In considering the grounds relied upon by the relator, the first question is whether, both parties being members of the Produce Exchange, and the contract being one for cement, it was within its jurisdiction. Neither in the statute creating the exchange nor in its by-laws do we find any provision limiting the contracts which shall be made between members, and over which it shall have jurisdiction, to those relating to agricultural products. The claim of the respondent is that the appellant's jurisdiction to regulate and enforce just and equitable rules of trade applies only to contracts relating to such products. We find nothing to justify that contention. It seems to be based solely upon the name of the corporation. There is nothing in the statute to limit the articles in which the members of this corporation may deal by contract, unless it is to be inferred from its corporate name. We do not deem the mere use of the word "produce" as a part of its name as sufficient to indicate that the purpose of the statute was to limit the appellant's jurisdiction to contracts relating to agricultural products. We think cement, which is taken from the earth, manufactured and then becomes an article of merchandise, should be regarded as an article of produce, and the regulation and enforcement of contracts relating to it as within its jurisdiction.

Nor do we think the respondent's claim, that the defendant had no jurisdiction because the contract was not made upon the floor of the exchange, can be sustained. In People ex rel. Thacher v. New York Commercial Assn. (18 Abb. Pr. 271), where a similar question arose under the by-law we are now considering, it was held that the corporation might expel a member for a breach of his duty toward it or for any act in contravention of the purposes for which the charter was obtained; and that, as the charter stated that the company was formed among other things to inculcate just and equitable principles in trade, it might expel a member for wrongfully obtaining goods although the offense was not committed on the floor of the exchange nor against a member of the association. The opinion in that case seems to cover the question before us, is well reasoned, and we think properly holds that this by-law was intended to regulate the conduct of its members in commercial transactions as well when contracts are made outside as when made on the floor of the exchange.

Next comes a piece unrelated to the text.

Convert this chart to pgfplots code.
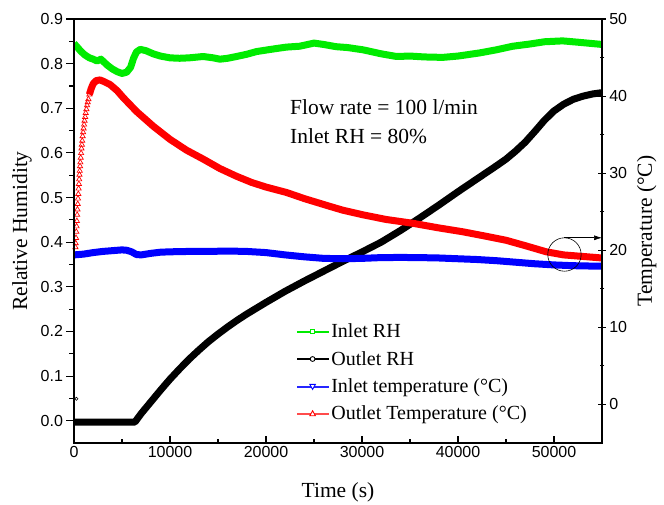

We find no ground to uphold the contention of the respondent, that the by-law under consideration is unreasonable, coercive, contrary to public policy, and invalid, because it gives the board power to discipline only when a member refuses to arbitrate or conciliate. We think the fact that a member of the exchange is given an opportunity to arbitrate or conciliate his differences, where a complaint has been made, before it shall be referred to the board of managers, does not in any way affect the reasonableness of the by-law or its validity. He is not required to submit his differences to arbitration, but may do so or not as he chooses. The validity of such a by-law seems to be sustained by the doctrine of the Thacher case ( supra), and also by the case of Matthews v. Associated Press ( 136 N.Y. 333). In the latter case the defendant, which was incorporated under chapter 754 of the Laws of 1867, for the purpose of "the mutual protection of members of the press, procuring and supplying its members with telegraphic news, upholding and elevating the character and standing, and the promotion and maintenance of the general interest of the profession and its members," adopted a by-law which provided that no member of the association should receive or publish "the regular news dispatches of any other news association covering a like territory and organized for a like purpose," and provided a penalty for the violation of that by-law in the form of the suspension of all the rights and privileges of the association, after an opportunity had been given to the accused to be heard. In an action to restrain the defendant from enforcing the penalty thus provided it was held that the association had the power to enact it; that it was not objectionable either as unreasonable and oppressive, as tending to restrain trade and to create a monopoly, or as an unlawful interference with vested property rights. The principle of that case has an important bearing upon this question. If such a by-law is not to be regarded as unreasonable, coercive, or contrary to public policy, we think the by-law of the appellant is not.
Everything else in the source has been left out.